Objective |
Can you transcribe every line exactly and leave the pictures behind?

Collected data |
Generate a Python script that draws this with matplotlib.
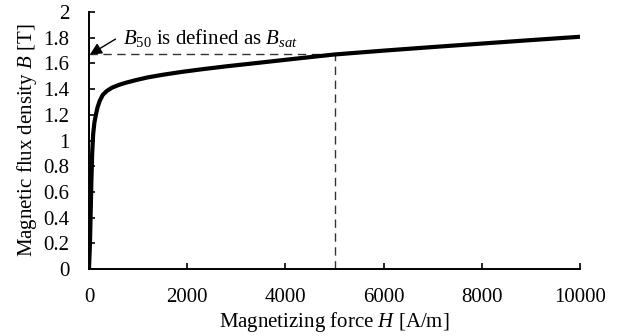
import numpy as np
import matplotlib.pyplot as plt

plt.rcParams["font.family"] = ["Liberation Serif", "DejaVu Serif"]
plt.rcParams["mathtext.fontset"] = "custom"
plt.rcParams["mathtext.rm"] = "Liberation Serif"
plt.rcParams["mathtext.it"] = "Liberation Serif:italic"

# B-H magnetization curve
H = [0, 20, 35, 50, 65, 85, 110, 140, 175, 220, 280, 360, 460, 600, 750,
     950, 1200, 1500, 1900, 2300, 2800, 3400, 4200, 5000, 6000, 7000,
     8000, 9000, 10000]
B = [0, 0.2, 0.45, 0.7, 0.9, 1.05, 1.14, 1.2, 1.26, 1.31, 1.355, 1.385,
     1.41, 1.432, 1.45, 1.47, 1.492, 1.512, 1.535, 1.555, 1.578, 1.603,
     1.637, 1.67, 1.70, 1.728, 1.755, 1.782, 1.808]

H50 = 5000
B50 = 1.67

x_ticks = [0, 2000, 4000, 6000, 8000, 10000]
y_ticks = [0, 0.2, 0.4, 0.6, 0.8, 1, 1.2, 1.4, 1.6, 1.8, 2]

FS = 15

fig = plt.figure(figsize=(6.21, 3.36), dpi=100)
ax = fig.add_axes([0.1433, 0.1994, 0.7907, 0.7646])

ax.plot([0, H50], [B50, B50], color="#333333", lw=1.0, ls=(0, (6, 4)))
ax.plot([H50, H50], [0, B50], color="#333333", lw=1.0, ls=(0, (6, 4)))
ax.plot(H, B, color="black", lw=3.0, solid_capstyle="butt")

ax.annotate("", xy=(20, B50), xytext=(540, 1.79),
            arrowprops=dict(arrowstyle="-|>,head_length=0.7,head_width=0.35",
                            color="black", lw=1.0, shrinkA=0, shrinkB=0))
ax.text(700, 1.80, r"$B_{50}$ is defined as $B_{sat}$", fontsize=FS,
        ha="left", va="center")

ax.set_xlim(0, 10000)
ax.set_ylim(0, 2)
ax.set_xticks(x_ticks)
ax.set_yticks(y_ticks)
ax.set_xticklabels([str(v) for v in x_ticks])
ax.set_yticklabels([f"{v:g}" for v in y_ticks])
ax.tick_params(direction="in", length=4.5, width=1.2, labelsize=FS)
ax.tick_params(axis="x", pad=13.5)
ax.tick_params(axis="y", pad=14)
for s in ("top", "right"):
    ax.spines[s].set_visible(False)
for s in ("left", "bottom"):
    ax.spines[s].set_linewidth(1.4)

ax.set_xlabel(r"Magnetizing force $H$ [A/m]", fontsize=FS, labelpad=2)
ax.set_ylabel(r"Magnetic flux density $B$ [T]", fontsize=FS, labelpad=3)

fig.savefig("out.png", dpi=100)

Written reply |
Generate a Python script that draws this with matplotlib.
import numpy as np
import matplotlib.pyplot as plt

plt.rcParams["font.family"] = ["Liberation Serif", "DejaVu Serif"]
plt.rcParams["mathtext.fontset"] = "custom"
plt.rcParams["mathtext.rm"] = "Liberation Serif"
plt.rcParams["mathtext.it"] = "Liberation Serif:italic"

# B-H magnetization curve
H = [0, 20, 35, 50, 65, 85, 110, 140, 175, 220, 280, 360, 460, 600, 750,
     950, 1200, 1500, 1900, 2300, 2800, 3400, 4200, 5000, 6000, 7000,
     8000, 9000, 10000]
B = [0, 0.2, 0.45, 0.7, 0.9, 1.05, 1.14, 1.2, 1.26, 1.31, 1.355, 1.385,
     1.41, 1.432, 1.45, 1.47, 1.492, 1.512, 1.535, 1.555, 1.578, 1.603,
     1.637, 1.67, 1.70, 1.728, 1.755, 1.782, 1.808]

H50 = 5000
B50 = 1.67

x_ticks = [0, 2000, 4000, 6000, 8000, 10000]
y_ticks = [0, 0.2, 0.4, 0.6, 0.8, 1, 1.2, 1.4, 1.6, 1.8, 2]

FS = 15

fig = plt.figure(figsize=(6.21, 3.36), dpi=100)
ax = fig.add_axes([0.1433, 0.1994, 0.7907, 0.7646])

ax.plot([0, H50], [B50, B50], color="#333333", lw=1.0, ls=(0, (6, 4)))
ax.plot([H50, H50], [0, B50], color="#333333", lw=1.0, ls=(0, (6, 4)))
ax.plot(H, B, color="black", lw=3.0, solid_capstyle="butt")

ax.annotate("", xy=(20, B50), xytext=(540, 1.79),
            arrowprops=dict(arrowstyle="-|>,head_length=0.7,head_width=0.35",
                            color="black", lw=1.0, shrinkA=0, shrinkB=0))
ax.text(700, 1.80, r"$B_{50}$ is defined as $B_{sat}$", fontsize=FS,
        ha="left", va="center")

ax.set_xlim(0, 10000)
ax.set_ylim(0, 2)
ax.set_xticks(x_ticks)
ax.set_yticks(y_ticks)
ax.set_xticklabels([str(v) for v in x_ticks])
ax.set_yticklabels([f"{v:g}" for v in y_ticks])
ax.tick_params(direction="in", length=4.5, width=1.2, labelsize=FS)
ax.tick_params(axis="x", pad=13.5)
ax.tick_params(axis="y", pad=14)
for s in ("top", "right"):
    ax.spines[s].set_visible(False)
for s in ("left", "bottom"):
    ax.spines[s].set_linewidth(1.4)

ax.set_xlabel(r"Magnetizing force $H$ [A/m]", fontsize=FS, labelpad=2)
ax.set_ylabel(r"Magnetic flux density $B$ [T]", fontsize=FS, labelpad=3)

fig.savefig("out.png", dpi=100)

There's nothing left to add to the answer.